I am interested in finding an expression (closed form or recursive) for the matrix exponential of this banded matrix:
$$ \begin{pmatrix} 0 & 1 & 0 & 0 & \cdots & 0 & 0 \\ 0 & a_1 & 1 & 0 & \cdots & 0 & 0 \\ 0 & 0 & a_2 & 1 & \cdots & 0 & 0 \\ 0 & 0 & 0 & a_3 & \cdots & 0 & 0 \\ \vdots & \vdots & \vdots & \vdots &\ddots&\vdots&\vdots \\ 0 & 0 & 0 & 0 & \cdots & a_{n-1} & 1 \\ 0 & 0 & 0 & 0 & \cdots & 0 & a_n \end{pmatrix} $$
For simplicity, assume that $a_k>0~\forall k$. I am quite certain one must exist having played around with it for a while, and looking at the solution for small values of $n$.
Has anyone seen this structure before? Does it have a name? Do you know if there is a solution published somewhere?
If you go ahead and compute the answer for small values of $n$, you get:
$$ \exp\left( \begin{array}{cc} 0 & 1 \\ 0 & a_1 \\ \end{array} \right) = \left( \begin{array}{cc} 1 & \frac{-1+e^{a_1}}{a_1} \\ 0 & e^{a_1} \\ \end{array} \right) $$
$$ \exp \left( \begin{array}{ccc} 0 & 1 & 0 \\ 0 & a_1 & 1 \\ 0 & 0 & a_2 \\ \end{array} \right) = \left( \begin{array}{ccc} 1 & \frac{-1+e^{a_1}}{a_1} & \frac{-e^{a_2} a_1+a_1+e^{a_1} a_2-a_2}{a_1 \left(a_1-a_2\right) a_2} \\ 0 & e^{a_1} & \frac{e^{a_1}-e^{a_2}}{a_1-a_2} \\ 0 & 0 & e^{a_2} \\ \end{array} \right) $$
Unfortunately, $n=3$ is to large to print here, but a pattern remains.

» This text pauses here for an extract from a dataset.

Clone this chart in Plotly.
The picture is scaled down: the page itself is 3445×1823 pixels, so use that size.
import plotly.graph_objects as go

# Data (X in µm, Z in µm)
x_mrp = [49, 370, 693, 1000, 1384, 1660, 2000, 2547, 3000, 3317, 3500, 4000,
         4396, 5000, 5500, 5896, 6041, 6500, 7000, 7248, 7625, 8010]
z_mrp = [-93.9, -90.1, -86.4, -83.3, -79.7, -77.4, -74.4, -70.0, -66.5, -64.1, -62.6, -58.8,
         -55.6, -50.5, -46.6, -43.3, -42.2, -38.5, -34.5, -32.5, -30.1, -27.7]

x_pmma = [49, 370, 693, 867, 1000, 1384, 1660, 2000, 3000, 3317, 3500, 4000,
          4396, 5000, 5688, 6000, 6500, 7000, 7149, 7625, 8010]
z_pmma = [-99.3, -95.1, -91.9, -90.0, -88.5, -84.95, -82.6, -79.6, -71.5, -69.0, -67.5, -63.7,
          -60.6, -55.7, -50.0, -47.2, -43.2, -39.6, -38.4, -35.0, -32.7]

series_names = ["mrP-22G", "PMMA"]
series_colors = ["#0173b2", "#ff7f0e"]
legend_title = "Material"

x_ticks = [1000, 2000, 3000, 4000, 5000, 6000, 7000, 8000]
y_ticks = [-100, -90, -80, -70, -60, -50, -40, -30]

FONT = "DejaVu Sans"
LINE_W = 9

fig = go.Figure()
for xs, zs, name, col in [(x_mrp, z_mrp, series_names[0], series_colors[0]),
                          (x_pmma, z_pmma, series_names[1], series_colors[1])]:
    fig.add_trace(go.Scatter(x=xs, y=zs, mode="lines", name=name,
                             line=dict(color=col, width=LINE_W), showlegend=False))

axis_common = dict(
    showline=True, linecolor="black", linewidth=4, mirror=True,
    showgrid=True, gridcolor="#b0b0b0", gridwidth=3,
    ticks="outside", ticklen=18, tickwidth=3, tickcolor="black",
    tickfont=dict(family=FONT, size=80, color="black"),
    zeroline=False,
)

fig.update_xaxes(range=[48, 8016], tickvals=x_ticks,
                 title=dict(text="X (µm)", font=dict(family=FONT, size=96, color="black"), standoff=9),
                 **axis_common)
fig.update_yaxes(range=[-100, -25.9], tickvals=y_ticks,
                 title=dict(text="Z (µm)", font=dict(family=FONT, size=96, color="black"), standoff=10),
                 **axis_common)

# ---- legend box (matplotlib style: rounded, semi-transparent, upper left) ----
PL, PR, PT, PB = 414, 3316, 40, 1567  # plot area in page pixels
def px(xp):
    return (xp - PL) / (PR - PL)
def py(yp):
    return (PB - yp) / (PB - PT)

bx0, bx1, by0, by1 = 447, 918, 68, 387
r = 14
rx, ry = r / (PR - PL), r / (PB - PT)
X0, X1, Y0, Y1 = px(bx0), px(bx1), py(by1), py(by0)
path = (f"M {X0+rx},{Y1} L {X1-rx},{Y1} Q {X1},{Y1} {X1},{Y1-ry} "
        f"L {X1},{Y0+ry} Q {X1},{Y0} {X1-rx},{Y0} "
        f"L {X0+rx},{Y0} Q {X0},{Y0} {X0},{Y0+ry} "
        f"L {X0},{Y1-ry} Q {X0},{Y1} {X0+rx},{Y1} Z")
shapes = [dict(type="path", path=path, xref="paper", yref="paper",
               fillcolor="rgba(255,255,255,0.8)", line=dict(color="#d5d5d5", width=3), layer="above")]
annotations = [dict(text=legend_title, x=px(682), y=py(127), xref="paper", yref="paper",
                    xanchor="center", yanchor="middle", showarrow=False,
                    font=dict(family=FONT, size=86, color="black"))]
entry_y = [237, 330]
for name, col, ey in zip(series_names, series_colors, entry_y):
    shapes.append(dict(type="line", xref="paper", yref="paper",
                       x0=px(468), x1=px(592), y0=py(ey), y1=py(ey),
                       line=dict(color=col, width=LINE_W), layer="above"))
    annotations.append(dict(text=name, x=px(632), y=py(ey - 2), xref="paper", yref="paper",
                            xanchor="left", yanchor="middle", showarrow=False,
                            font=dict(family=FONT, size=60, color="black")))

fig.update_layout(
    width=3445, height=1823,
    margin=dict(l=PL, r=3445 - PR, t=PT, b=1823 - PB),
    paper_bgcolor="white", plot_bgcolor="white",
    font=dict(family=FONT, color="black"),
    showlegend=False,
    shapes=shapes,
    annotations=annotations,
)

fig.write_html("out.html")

It suffices to diagonalize $A$ (if the $(a_i)$ are pairwise distinct). I change slightly the notation $A=D+J_n$ where $D=diag(a_1,\cdots,a_n)$ and $J_n$ is the nilpotent Jordan block of dimension $n$. $A=PDP^{-1}$ where the first row of $P$ is
$1,-\dfrac{1}{a_1-a_2},\dfrac{1}{(a_1-a_3)(a_2-a_3)},-\dfrac{1}{(a_1-a_4)(a_2-a_4)(a_3-a_4)},\cdots$
We obtain the other rows of $P$ by circular permutation along the diagonals. Finally $e^A=Pdiag(e^{a_1},\cdots,e^{a_n})P^{-1}$ where the first row of $P^{-1}$ is
$1,\dfrac{1}{a_1-a_2},\dfrac{1}{(a_1-a_2)(a_1-a_3)},\dfrac{1}{(a_1-a_2)(a_1-a_3)(a_1-a_4)},\cdots$
We obtain the other rows of $P^{-1}$ by circular permutation along the diagonals.